Hard constraints on AI replies#
Every prompt appends:
Important: this is based on public medical knowledge and our policy. It is for information only and does not constitute diagnosis or treatment advice. For specific concerns, consult a licensed physician.
Dify Workflow enforces:
- “Which medicine should I take” → never names a drug, always “consult a physician”
- “Can I stop this medication” → immediate human handoff
- Pregnancy / children / elderly → enhanced disclaimer
- Mental health → always human
4-month numbers#
| Metric | Before | After |
|---|---|---|
| Daily consults | 4,000 | 4,800 (slight rise) |
| AI deflection | 0 | 62% (close to 65% target) |
| Avg response | 8 min | 1.8 s (AI leg) |
| Physician hours / day | 280 | 105 |
| Emergency keyword hits | — | ~18/day (all handover < 30s) |
| Leakage incidents | — | 0 |
A real emergency#
23:47 one night, a user asked in a regular consult: “I have chest pain and can’t breathe.”
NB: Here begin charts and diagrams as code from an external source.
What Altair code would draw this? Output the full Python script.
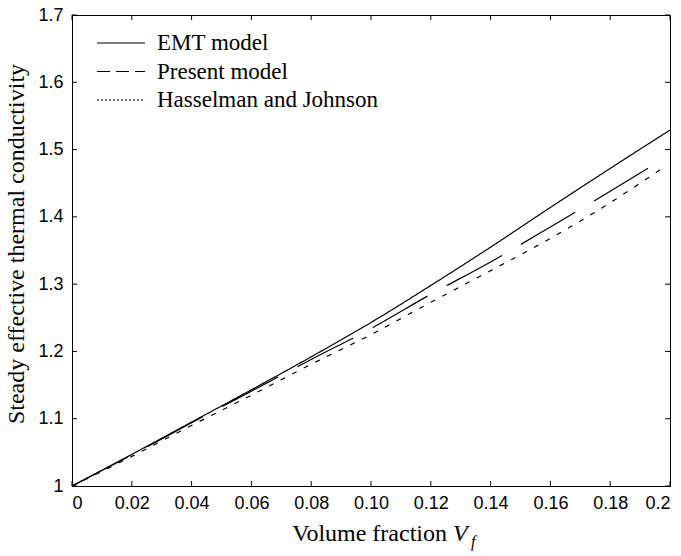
import altair as alt
import pandas as pd

# ---------------- data ----------------
series_names = ["EMT model", "Present model", "Hasselman and Johnson"]

vf_emt = [0.00, 0.02, 0.04, 0.06, 0.08, 0.10, 0.12, 0.14, 0.16, 0.18, 0.20]
k_emt = [1.000, 1.047, 1.095, 1.143, 1.192, 1.243, 1.298, 1.355, 1.414, 1.472, 1.529]

vf_present = [0.00, 0.02, 0.04, 0.06, 0.08, 0.10, 0.12, 0.14, 0.16, 0.18, 0.194]
k_present = [1.000, 1.046, 1.094, 1.141, 1.188, 1.234, 1.285, 1.333, 1.385, 1.438, 1.476]

vf_hass = [0.00, 0.02, 0.04, 0.06, 0.08, 0.10, 0.12, 0.14, 0.16, 0.18, 0.198]
k_hass = [1.000, 1.044, 1.090, 1.135, 1.181, 1.225, 1.273, 1.320, 1.368, 1.421, 1.474]

x_ticks = [0, 0.02, 0.04, 0.06, 0.08, 0.10, 0.12, 0.14, 0.16, 0.18, 0.2]
x_tick_labels = ["0", "0.02", "0.04", "0.06", "0.08", "0.10", "0.12", "0.14", "0.16", "0.18", "0.2"]
y_ticks = [1, 1.1, 1.2, 1.3, 1.4, 1.5, 1.6, 1.7]
y_tick_labels = ["1", "1.1", "1.2", "1.3", "1.4", "1.5", "1.6", "1.7"]

y_title = "Steady effective thermal conductivity"
x_title_main = "Volume fraction"
x_title_var = "V"
x_title_sub = "f"

# ---------------- build tables ----------------
rows = []
for name, xs, ys in zip(series_names, [vf_emt, vf_present, vf_hass], [k_emt, k_present, k_hass]):
    for xv, yv in zip(xs, ys):
        rows.append({"series": name, "vf": xv, "k": yv})
df = pd.DataFrame(rows)
df_xt = pd.DataFrame({"xt": x_ticks})
df_yt = pd.DataFrame({"yt": y_ticks})

W, H = 598, 471
SERIF = "Liberation Serif"
SANS = "Liberation Sans"
TICK = 5

x_expr = "[" + ",".join("'%s'" % s for s in x_tick_labels) + "][round(datum.value*50)]"
y_expr = "[" + ",".join("'%s'" % s for s in y_tick_labels) + "][round((datum.value-1)*10)]"

xscale = alt.Scale(domain=[0, 0.2], nice=False, zero=False)
yscale = alt.Scale(domain=[1, 1.7], nice=False, zero=False)

x_axis = alt.Axis(
    values=x_ticks, labelExpr=x_expr, ticks=False, tickSize=0, grid=False, title=None,
    domainColor="black", domainWidth=1, labelFont=SANS, labelFontSize=18,
    labelColor="black", labelPadding=8,
)
y_axis = alt.Axis(
    values=y_ticks, labelExpr=y_expr, ticks=False, tickSize=0, grid=False, title=None,
    domainColor="black", domainWidth=1, labelFont=SANS, labelFontSize=18,
    labelColor="black", labelPadding=9,
)

lines = alt.Chart(df).mark_line(color="black", strokeWidth=1.2, interpolate="monotone").encode(
    x=alt.X("vf:Q", scale=xscale, axis=x_axis),
    y=alt.Y("k:Q", scale=yscale, axis=y_axis),
    strokeDash=alt.StrokeDash(
        "series:N",
        scale=alt.Scale(domain=series_names, range=[[1, 0], [63, 22], [5, 8]]),
        legend=None,
    ),
    detail="series:N",
    order="vf:Q",
)

# inward ticks on all four sides
xt = alt.Chart(df_xt)
yt = alt.Chart(df_yt)
tick_style = dict(color="black", strokeWidth=1)
ticks_bottom = xt.mark_rule(**tick_style).encode(
    x=alt.X("xt:Q", scale=xscale), y=alt.value(H), y2=alt.value(H - TICK))
ticks_top = xt.mark_rule(**tick_style).encode(
    x=alt.X("xt:Q", scale=xscale), y=alt.value(0), y2=alt.value(TICK))
ticks_left = yt.mark_rule(**tick_style).encode(
    y=alt.Y("yt:Q", scale=yscale), x=alt.value(0), x2=alt.value(TICK))
ticks_right = yt.mark_rule(**tick_style).encode(
    y=alt.Y("yt:Q", scale=yscale), x=alt.value(W), x2=alt.value(W - TICK))

# ---------------- legend (drawn by hand, top-left, no frame) ----------------
legend_dash = [[1, 0], [13, 6], [2, 2]]
legend_layers = []
for i, name in enumerate(series_names):
    ypos = 28 + i * 28.5
    src = alt.Chart(pd.DataFrame({"label": [name]}))
    legend_layers.append(
        src.mark_rule(color="black", strokeWidth=1.2, strokeDash=legend_dash[i]).encode(
            x=alt.value(25), x2=alt.value(73), y=alt.value(ypos)
        )
    )
    legend_layers.append(
        src.mark_text(align="left", baseline="middle", font=SERIF, fontSize=23, color="black").encode(
            x=alt.value(85), y=alt.value(ypos), text="label:N"
        )
    )

# ---------------- axis titles ----------------
title_src = alt.Chart(pd.DataFrame({"t": [y_title], "a": [x_title_main], "v": [x_title_var], "s": [x_title_sub]}))
ytitle = title_src.mark_text(
    angle=270, align="center", baseline="middle", font=SERIF, fontSize=24, color="black"
).encode(x=alt.value(-55), y=alt.value(229), text="t:N")
xtitle_a = title_src.mark_text(
    align="right", baseline="alphabetic", font=SERIF, fontSize=24, color="black"
).encode(x=alt.value(375), y=alt.value(526), text="a:N")
xtitle_v = title_src.mark_text(
    align="left", baseline="alphabetic", font=SERIF, fontSize=24, fontStyle="italic", color="black"
).encode(x=alt.value(381), y=alt.value(526), text="v:N")
xtitle_s = title_src.mark_text(
    align="left", baseline="alphabetic", font=SERIF, fontSize=16, fontStyle="italic", color="black"
).encode(x=alt.value(399), y=alt.value(532), text="s:N")

chart = (
    alt.layer(lines, ticks_bottom, ticks_top, ticks_left, ticks_right,
              *legend_layers, ytitle, xtitle_a, xtitle_v, xtitle_s)
    .properties(
        width=W,
        height=H,
        autosize=alt.AutoSizeParams(type="none"),
        padding={"left": 72, "top": 15, "right": 11, "bottom": 70},
        background="white",
    )
    .configure_view(stroke="black", strokeWidth=1)
)

chart.save("out.html", embed_options={"renderer": "svg", "actions": False})
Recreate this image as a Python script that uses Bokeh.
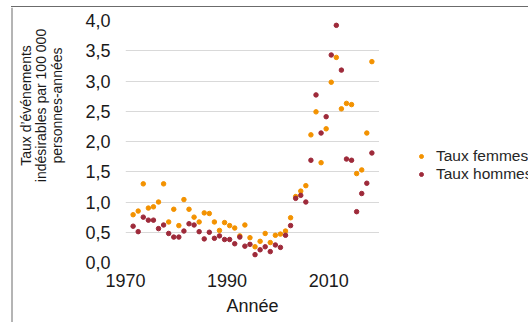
from bokeh.plotting import figure
from bokeh.models import (ColumnDataSource, FixedTicker, CustomJSTickFormatter,
                          Legend, LegendItem, Span, Div)
from bokeh.layouts import row, column
from bokeh.transform import dodge
from bokeh.core.properties import value
from bokeh.embed import file_html
from bokeh.resources import INLINE
import math

# ---- data ----
years = list(range(1971, 2019))
taux_femmes = [0.79, 0.85, 1.30, 0.90, 0.92, 1.00, 1.30, 0.67, 0.88, 0.61,
               1.04, 0.88, 0.75, 0.67, 0.82, 0.81, 0.67, 0.53, 0.66, 0.61,
               0.57, 0.44, 0.62, 0.41, 0.26, 0.35, 0.48, 0.33, 0.45, 0.47,
               0.52, 0.74, 1.09, 1.18, 1.27, 2.11, 2.49, 1.65, 2.21, 2.98,
               3.39, 2.54, 2.63, 2.61, 1.47, 1.53, 2.14, 3.32]
taux_hommes = [0.60, 0.51, 0.75, 0.70, 0.70, 0.56, 0.62, 0.48, 0.42, 0.42,
               0.52, 0.64, 0.62, 0.51, 0.39, 0.50, 0.40, 0.44, 0.38, 0.38,
               0.31, 0.42, 0.27, 0.30, 0.13, 0.21, 0.26, 0.18, 0.29, 0.25,
               0.45, 0.61, 1.06, 1.11, 1.00, 1.69, 2.77, 2.14, 2.41, 3.43,
               3.92, 3.18, 1.71, 1.69, 0.84, 1.14, 1.31, 1.81]
series_names = ["Taux femmes", "Taux hommes"]
x_ticks = [1970, 1990, 2010]
y_ticks = [0, 0.5, 1, 1.5, 2, 2.5, 3, 3.5, 4]
y_tick_labels = ["0,0", "0,5", "1,0", "1,5", "2,0", "2,5", "3,0", "3,5", "4,0"]
x_title = "Année"
y_title_lines = ["Taux d’événements", "indésirables par 100 000", "personnes-années"]

FONT = "Liberation Sans"
ORANGE = "#F39200"
RED = "#9E2A3A"
TXT = "#1a1a1a"
FRAME_LINE = "#6b6b6b"
H = 315
WL, WM, WR = 68, 311, 149

src = ColumnDataSource(dict(year=years, femmes=taux_femmes, hommes=taux_hommes))

# ---------------- main chart ----------------
p = figure(width=WM, height=H, x_range=(1970, 2020), y_range=(0, 4),
           output_backend="svg", toolbar_location=None, frame_align=False,
           min_border_left=57, min_border_right=0,
           min_border_top=13, min_border_bottom=60)
p.outline_line_color = None

xs = dodge("year", 0.5, range=p.x_range)
r1 = p.scatter(x=xs, y="femmes", source=src, size=4.5,
               fill_color=ORANGE, line_color=ORANGE)
r2 = p.scatter(x=xs, y="hommes", source=src, size=4.5,
               fill_color=RED, line_color=RED)

p.xgrid.grid_line_color = None
p.ygrid.grid_line_color = "#D9D9D9"
p.ygrid.grid_line_width = 1

for ax in (p.xaxis[0], p.yaxis[0]):
    ax.axis_line_color = None
    ax.major_tick_line_color = None
    ax.minor_tick_line_color = None
    ax.major_tick_out = 0
    ax.major_tick_in = 0
    ax.major_label_text_font = FONT
    ax.major_label_text_font_size = "18px"
    ax.major_label_text_color = TXT

p.xaxis.ticker = FixedTicker(ticks=x_ticks)
p.xaxis.major_label_standoff = 11
p.xaxis.axis_label = x_title
p.xaxis.axis_label_text_font = FONT
p.xaxis.axis_label_text_font_size = "18px"
p.xaxis.axis_label_text_font_style = "normal"
p.xaxis.axis_label_text_color = TXT
p.xaxis.axis_label_standoff = 6

p.yaxis.ticker = FixedTicker(ticks=y_ticks)
p.yaxis.formatter = CustomJSTickFormatter(
    args=dict(vals=y_ticks, labs=y_tick_labels),
    code="""
const i = vals.findIndex(v => Math.abs(v - tick) < 1e-9);
return i >= 0 ? labs[i] : "";
""")
p.yaxis.major_label_standoff = 15

# ---------------- left strip: y title + chart-area border ----------------
pl = figure(width=WL, height=H, x_range=(0, WL), y_range=(H, 0),
            output_backend="svg", toolbar_location=None, frame_align=False,
            x_axis_type=None, y_axis_type=None,
            min_border_left=0, min_border_right=0,
            min_border_top=0, min_border_bottom=0)
pl.outline_line_color = None
pl.grid.grid_line_color = None
line_pitch = 15.6
title_cx, title_cy = 40.8, 98
pl.text(x=[title_cx + (i - 1) * line_pitch for i in range(len(y_title_lines))],
        y=[title_cy] * len(y_title_lines), text=y_title_lines,
        angle=math.pi / 2, text_align="center", text_baseline="middle",
        text_font=value(FONT), text_font_size="14px", text_color=TXT)
pl.add_layout(Span(location=11.5, dimension="height",
                   line_color=FRAME_LINE, line_width=1))

# ---------------- right strip: legend ----------------
pr = figure(width=WR, height=H, x_range=(0, WR), y_range=(H, 0),
            output_backend="svg", toolbar_location=None, frame_align=False,
            x_axis_type=None, y_axis_type=None,
            min_border_left=0, min_border_right=0,
            min_border_top=0, min_border_bottom=0)
pr.outline_line_color = None
pr.grid.grid_line_color = None
# legend proxies share the data source; the years fall outside this strip's range
lr1 = pr.scatter(x="year", y="femmes", source=src, size=4.5,
                 fill_color=ORANGE, line_color=ORANGE)
lr2 = pr.scatter(x="year", y="hommes", source=src, size=4.5,
                 fill_color=RED, line_color=RED)
legend = Legend(items=[LegendItem(label=series_names[0], renderers=[lr1]),
                       LegendItem(label=series_names[1], renderers=[lr2])],
                location=(37, 139), orientation="vertical",
                padding=0, margin=0, spacing=0,
                glyph_width=10, glyph_height=18, label_height=18,
                label_standoff=10, label_text_font=FONT,
                label_text_font_size="15.5px", label_text_color="#262626",
                background_fill_alpha=0, border_line_color=None)
pr.add_layout(legend)

top_line = Div(width=WL + WM + WR - 11, height=1, margin=(6, 0, 0, 11),
               styles={"background-color": FRAME_LINE})

layout = column(top_line, row(pl, p, pr, spacing=0), spacing=0)

open("out.html", "w").write(file_html(layout, INLINE))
- Pipelines detected in 0.2 s
- Immediately returned emergency reply with emergency phone
- Simultaneously pinged on-call physician via Lark + SMS
- On-call entered the conversation 28 s later
- Guided user to call ambulance; user transported 5 min later
Post-mortem: this was the 1,847th emergency-keyword trigger in 4 months and the first life saved. Worth it.
Regulator audit#
At month 3, provincial + city health commission joint review:
| Check | Our response |
|---|---|
| Does it diagnose? | Pulled 200 samples, all carried disclaimers |
| Does PHI reach LLM? | Pulled 50 before/after redaction pairs |
| Emergency handling | Pulled 50 emergency-trigger records |
| Audit completeness | Pulled any moment’s full trail |
| Patient consent | Provided signup terms |
Passed; awarded “Digital Health Consultation Compliance Unit.”
Unsolved problems#
1. Elderly UX#
Elderly users have non-standard phrasing, typos, odd punctuation — RAG retrieval suffers. Workaround: looser embedding threshold + bias toward “go to human.” Root cause unsolved.
2. Dialect#
Some southern dialect inputs confuse even Qwen. Building a dialect→standard preprocessing model.
3. Multi-turn entity tracking#
Patient asks “that medication” after 5 turns — AI often guesses wrong. Adding an entity-tracking layer.
5 advisories for medical peers#
- L1/L2/L3 tiering is non-negotiable — PHI never enters RAG, no exceptions
- Emergency keyword dictionary updated monthly — medical team owns it; adding new words matters more than removing old
- Disclaimer on every reply — legally required
- Pipelines beats Workflow for redaction — one layer before LLM, more reliable
- Audit trail isn’t just conversations — retrieved chunks, prompt versions, model versions all logged
Cost#
| Item | Monthly |
|---|---|
| GPU inference (2 × A100 40GB) | ¥30k |
| Chatwoot + RAGFlow + Open WebUI servers | ¥6k |
| WORM audit storage | ¥4k |
| Software / security licenses | ¥5k |
| 2-person ops | ¥40k |
| Total | ¥85k / mo |
Physician hours saved: 175h/day × 30 × ¥200/h = ¥1,050k/mo. Net ¥965k/mo saved.